The standout arrangement outside Arcade mode, however, might just be Super Easy . Often low difficulty versions of demanding shmups remove so many bullets and enemies that there can be too little resource available to engage with the scoring systems, and so few bullets that staying alive becomes rather mindless. Here, however, it is what is left in that makes for such a brilliant mode. Super Easy certainly lives up to its name, and it really doesn’t take much to one-credit-clear. But there’s just enough left in to mean you can still explore the scoring system, and you’ll need to use movement techniques that will come in useful when tackling harder arrangements. In short, Super Easy makes Ketsui extremely accessible, while still providing a chance to play for score and learn high-level techniques.
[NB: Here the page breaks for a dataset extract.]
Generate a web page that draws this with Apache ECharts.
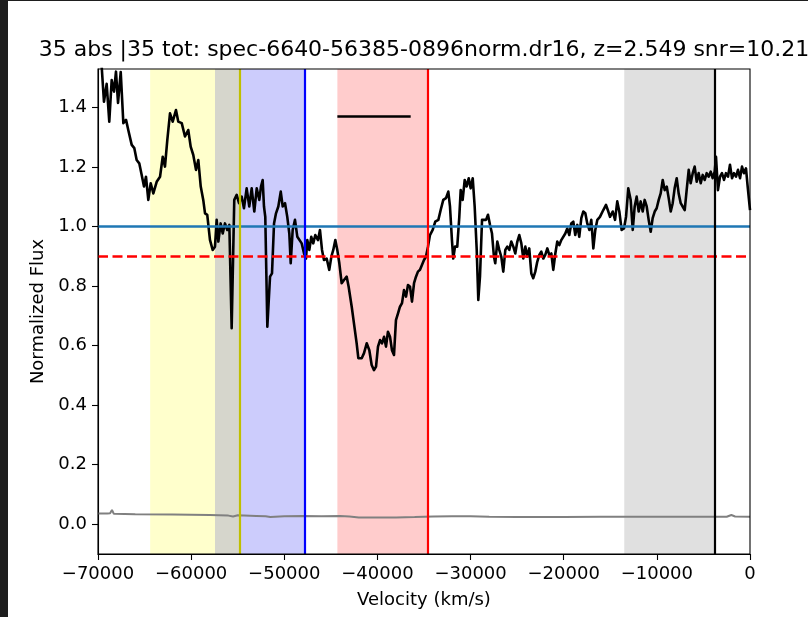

It really is hard to find much to complain about with Ketsui Deathtiny. The online leaderboards are robust and reliable, an array of options and a Custom mode leave ample opportunity to tweak the game to your desires, and the diversity of arrangements deserves much praise. The menus do involve a lot of Japanese text, and while it’s easy enough to blunder your way through it’s just as easy to get lost in them, but that’s a minor complaint given how exquisite the rest of the package is.
Ketsui Deathtiny is an exceptionally good port of a masterwork of its form. Ketsui already stood out in a genre that enjoys an embarrassment of riches when it comes to nuanced, pure game design. With Deathtiny we have an arcade-perfect port, a suite of different modes, and accessible offerings that stay faithful to what makes a bullet hell shmup so rewarding. Then there’s those M2 Gadgets that bring everyone who plays a little bit closer to the code. Indeed, Ketsui Deathtiny trumps the arcade original that is so celebrated.
If you are devoted to shmups, this release is as essential as that Saturn copy of Radiant Silvergun you paid too much for, or even the Ibara Black Label PCB you covet. If your interest in the genre is rather less fervent, Ketsui Deathtiny is probably the one shmup release that should be in any well-rounded game collection.